The Cambridge History of English and American Literature in 18 Volumes (1907–21).
Volume IX. From Steele and Addison to Pope and Swift.
§ 9. Educational Projects after the Restoration: Cowleys Proposition
The flow of reforming schemes was steadily maintained after the restoration. On the eve of the change, John Evelyn sent to Robert Boyle a “proposal for erecting a philosophic mathematic college,” to which he did not assign any strictly educational function. But the instruction of boys and of adults was expressly included in Cowley’s A proposition for the Advancement of Experimental Philosophy (1660/1). Cowley’s Proposition has already been described. The opening address to the Honourable Society for the Advancement of Experimental Philosophy marks the position attained by the “Invisible College,” soon to be incorporated as the Royal society, an incorporation to which this pamphlet gave an impetus.

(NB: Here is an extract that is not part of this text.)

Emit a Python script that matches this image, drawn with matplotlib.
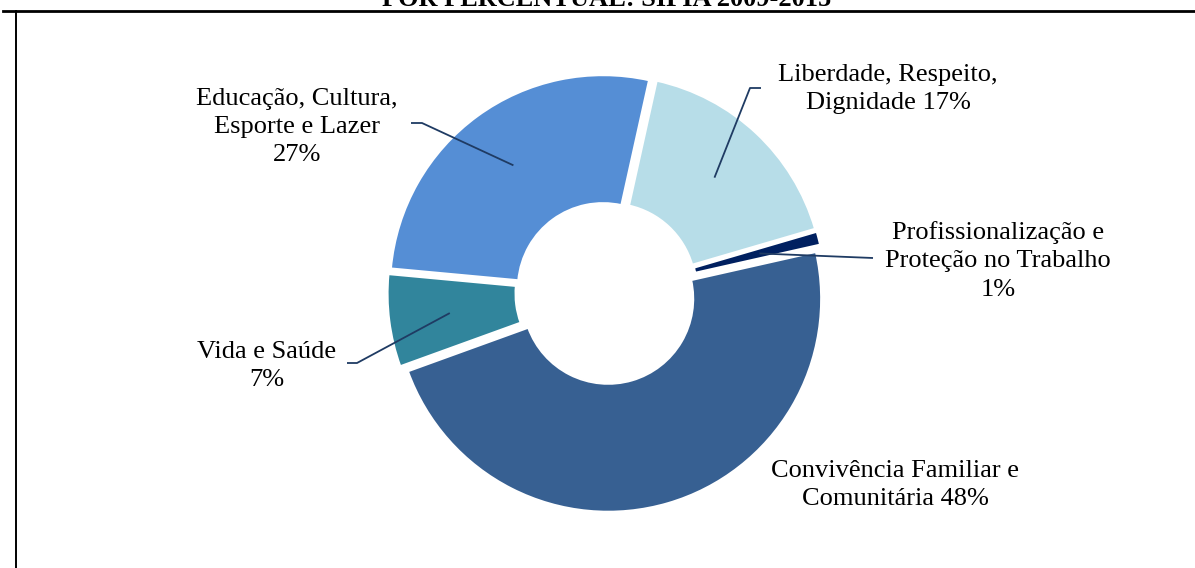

Cowley makes the customary complaints that the universities do not take any account of the advance in scientific knowledge and that schools waste six or seven years “in the learning of words only and that too very imperfectly.” His suggestions are chiefly directed towards the endowment of research and of public teaching of an advanced kind, but he has also a scheme for a school, to be taught in turn by two of the sixteen resident fellows of the philosophical college. Here, again, is the familiar combination of school and university. Boys are to be admitted at the age of thirteen, “being already well advanced in the Latine grammar and some authors.” No fees may be exacted from any, “though never so rich”; as funds permit, boarding-houses are to receive “such poor men’s sons whose good natural parts may promise either use or ornament to the commonwealth,” and no differences of political or religious opinion are to be made grounds of exclusion. Had this tolerant attitude become customary, English education would have had a different history during the last two centuries. Cowley’s school-boys were to study a long list of Latin and Greek authors who had treated of “some parts of Nature”; like Milton, Cowley cannot surrender the scholarly type of education. He wants to repeat his own upbringing at Westminster and Cambridge, and to add the studies of the “men of Gresham”; consequently, he is incapable of scheming a feasible course of instruction calculated to secure his own chief aims.